INTERVIEW MAGAZINE - March 2004
                                     WILL KEMP  BY ANGELA MATUSIK
                                            PHOTOS BY DIEGO MERINO

WHEN HE DANCED HE DARED TO TAKE UNEXPECTED TURNS AND GREAT LEAPS.   BETS ARE HE'LL DO THIS AGAIN IN HIS NEXT LIFE AS AN ACTOR.
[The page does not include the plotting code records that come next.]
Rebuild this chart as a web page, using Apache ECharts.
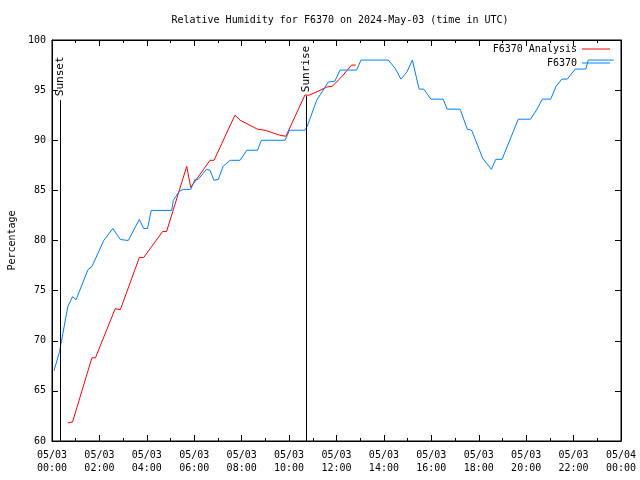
<!DOCTYPE html>
<html>
<head>
<meta charset="utf-8">
<script src="https://cdn.jsdelivr.net/npm/echarts@6/dist/echarts.min.js"></script>
<style>html,body{margin:0;padding:0;background:#fff}#c{width:640px;height:480px}</style>
</head>
<body>
<div id="c"></div>
<script>
// ---- data ----
const obsTimes = ['00:05','00:19','00:40','00:52','01:01','01:31','01:41','02:11','02:34','02:39','02:53','03:13','03:41','03:52','04:02','04:11','05:03','05:07','05:22','05:32','05:51','06:02','06:10','06:31','06:40','06:50','07:01','07:13','07:31','07:56','08:13','08:40','08:50','09:50','10:01','10:40','10:46','11:10','11:31','11:39','11:56','12:09','12:30','12:51','13:02','14:11','14:28','14:43','14:58','15:12','15:29','15:41','15:59','16:30','16:40','17:13','17:31','17:42','18:10','18:32','18:43','18:59','19:40','20:11','20:26','20:41','21:02','21:16','21:30','21:44','22:04','22:31','22:37','23:42'];
const obsValues = [67.0,68.9,73.4,74.4,74.1,77.1,77.4,80.0,81.2,81.2,80.1,80.0,82.1,81.2,81.2,83.0,83.0,84.0,84.9,85.1,85.1,86.1,86.1,87.1,87.0,86.0,86.1,87.4,88.0,88.0,89.0,89.0,90.0,90.0,91.0,91.0,91.4,94.0,95.3,95.8,95.9,97.0,97.0,97.0,98.0,98.0,97.2,96.1,96.8,98.0,95.1,95.1,94.1,94.1,93.1,93.1,91.1,91.0,88.2,87.1,88.1,88.1,92.1,92.1,93.0,94.1,94.1,95.4,96.1,96.1,97.1,97.1,98.0,98.0];
const anaTimes = ['00:40','00:52','01:41','01:50','02:40','02:53','03:41','03:52','04:40','04:50','05:41','05:51','06:40','06:50','07:43','07:56','08:40','08:59','09:37','09:52','10:40','10:51','11:14','11:35','11:50','12:17','12:38','12:49'];
const anaValues = [61.8,61.9,68.3,68.3,73.2,73.1,78.3,78.3,80.9,80.9,87.4,85.3,88.0,88.0,92.5,92.0,91.1,91.0,90.5,90.4,94.5,94.5,94.9,95.3,95.4,96.5,97.5,97.5];
const eventNames = ['Sunset','Sunrise'];
const eventTimes = ['00:19','10:44'];
const eventTops = [94.0, 94.4];
const xTickLabels = ['05/03\n00:00','05/03\n02:00','05/03\n04:00','05/03\n06:00','05/03\n08:00','05/03\n10:00','05/03\n12:00','05/03\n14:00','05/03\n16:00','05/03\n18:00','05/03\n20:00','05/03\n22:00','05/04\n00:00'];
const yTickLabels = ['60','65','70','75','80','85','90','95','100'];
const seriesNames = ['F6370 Analysis','F6370'];

// ---- helpers ----
const toH = s => { const p = s.split(':'); return +p[0] + (+p[1]) / 60; };
const pair = (ts, vs) => ts.map((t, i) => [toH(t), vs[i]]);
const FONT = 'DejaVu Sans Mono';
const txt = {fontFamily: FONT, fontSize: 10, color: '#000'};

const chart = echarts.init(document.getElementById('c'), null, {renderer: 'canvas'});
const tickCommon = {inside: true, length: 6, lineStyle: {color: '#000', width: 1}};
const axisLineCommon = {show: true, onZero: false, lineStyle: {color: '#000', width: 1}};

chart.setOption({
  animation: false,
  backgroundColor: '#fff',
  title: {
    text: 'Relative Humidity for F6370 on 2024-May-03 (time in UTC)',
    left: 335, top: 10, textAlign: 'center',
    textStyle: {fontFamily: FONT, fontSize: 10, fontWeight: 'normal', color: '#000'}
  },
  legend: {
    orient: 'vertical', right: 25, top: 39, align: 'right',
    itemWidth: 28, itemHeight: 1, itemGap: 4, icon: 'rect',
    textStyle: {fontFamily: FONT, fontSize: 10, color: '#000'},
    data: seriesNames
  },
  grid: {left: 52, right: 19, top: 40, bottom: 39, containLabel: false, outerBoundsMode: 'none',
         show: true, borderColor: '#000', borderWidth: 1, backgroundColor: 'transparent'},
  xAxis: [{
    type: 'value', min: 0, max: 24, interval: 2, position: 'bottom',
    axisLine: axisLineCommon, axisTick: tickCommon,
    minorTick: {show: true, splitNumber: 2, length: 3, lineStyle: {color: '#000'}},
    splitLine: {show: false}, minorSplitLine: {show: false},
    axisLabel: Object.assign({margin: 8, lineHeight: 13, formatter: v => xTickLabels[Math.round(v / 2)]}, txt)
  }, {
    type: 'value', min: 0, max: 24, interval: 2, position: 'top',
    axisLine: axisLineCommon, axisTick: tickCommon,
    minorTick: {show: true, splitNumber: 2, length: 3, lineStyle: {color: '#000'}},
    splitLine: {show: false}, axisLabel: {show: false}
  }],
  yAxis: [{
    type: 'value', min: 60, max: 100, interval: 5, position: 'left',
    name: 'Percentage', nameLocation: 'middle', nameGap: 35, nameRotate: 90,
    nameTextStyle: {fontFamily: FONT, fontSize: 10, color: '#000'},
    axisLine: axisLineCommon, axisTick: tickCommon, splitLine: {show: false},
    axisLabel: Object.assign({margin: 6, formatter: v => yTickLabels[Math.round((v - 60) / 5)]}, txt)
  }, {
    type: 'value', min: 60, max: 100, interval: 5, position: 'right',
    axisLine: axisLineCommon, axisTick: tickCommon, splitLine: {show: false},
    axisLabel: {show: false}
  }],
  series: [{
    name: seriesNames[0], type: 'line', data: pair(anaTimes, anaValues),
    showSymbol: false, symbol: 'none', lineStyle: {color: '#ff0000', width: 1}, itemStyle: {color: '#ff0000'}, z: 3
  }, {
    name: seriesNames[1], type: 'line', data: pair(obsTimes, obsValues),
    showSymbol: false, symbol: 'none', lineStyle: {color: '#0080ff', width: 1}, itemStyle: {color: '#0080ff'}, z: 4
  }, {
    type: 'custom', z: 5, silent: true,
    data: eventNames.map((n, i) => [toH(eventTimes[i]), eventTops[i], n]),
    renderItem: (params, api) => {
      const top = api.coord([api.value(0), api.value(1)]);
      const bot = api.coord([api.value(0), 60]);
      const x = Math.round(top[0]) + 0.5;
      return {
        type: 'group', children: [
          {type: 'line', shape: {x1: x, y1: top[1], x2: x, y2: bot[1]}, style: {stroke: '#000', lineWidth: 1}},
          {type: 'text', x: x, y: top[1] - 4, rotation: Math.PI / 2,
           style: {text: eventNames[params.dataIndex], fontFamily: FONT, fontSize: 11, fill: '#000', align: 'left', verticalAlign: 'middle'}}
        ]
      };
    }
  }]
});
</script>
</body>
</html>
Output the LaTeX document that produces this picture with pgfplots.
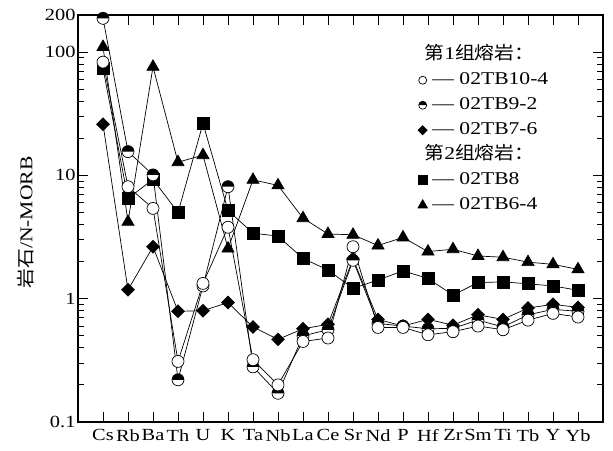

Every once in a while advertisements can be downright hypnotic - inflicting sudden cravings, popularizing insipid jingles, or in the case of last year's Gap campaign featuring a disheveled Brit named Will Kemp, setting hearts on fire.  "Bizarrely enough, it was the easiest job I ever had," says Kemp of the spots that transformed this experimental dancer (his star turn was in Matthew Bourne's buzzed-about almost-all-male Swan Lake) into an office-cubicle pinup. 

Debuting in the upcoming
Mindhunters, the 26-year-old is taking a leap - really, more like a grand jete, as Renny Harlin directs and Val Kilmer and Christian Slater co-star - back into the spotlight. Like Kemp himself, the film is a real genre bender ("It's an action and psychological thriller" with a pinch of serial-killer gore), though it's not exactly his cup of tea.  "I hate scary movies," he says.  "As a child, I had to be carried out of the theater from Indiana Jones and the Temple of Doom (1984)."  His next film, May's action pic Van Helsing, would have elicited a similar response from the young Kemp.  It stars Hugh Jackman as the legendary monster hunter battling long-time foes, including Kemp's exceptionally nimble wolf man.  "It's very operatic," he explains.  "Total entertainment."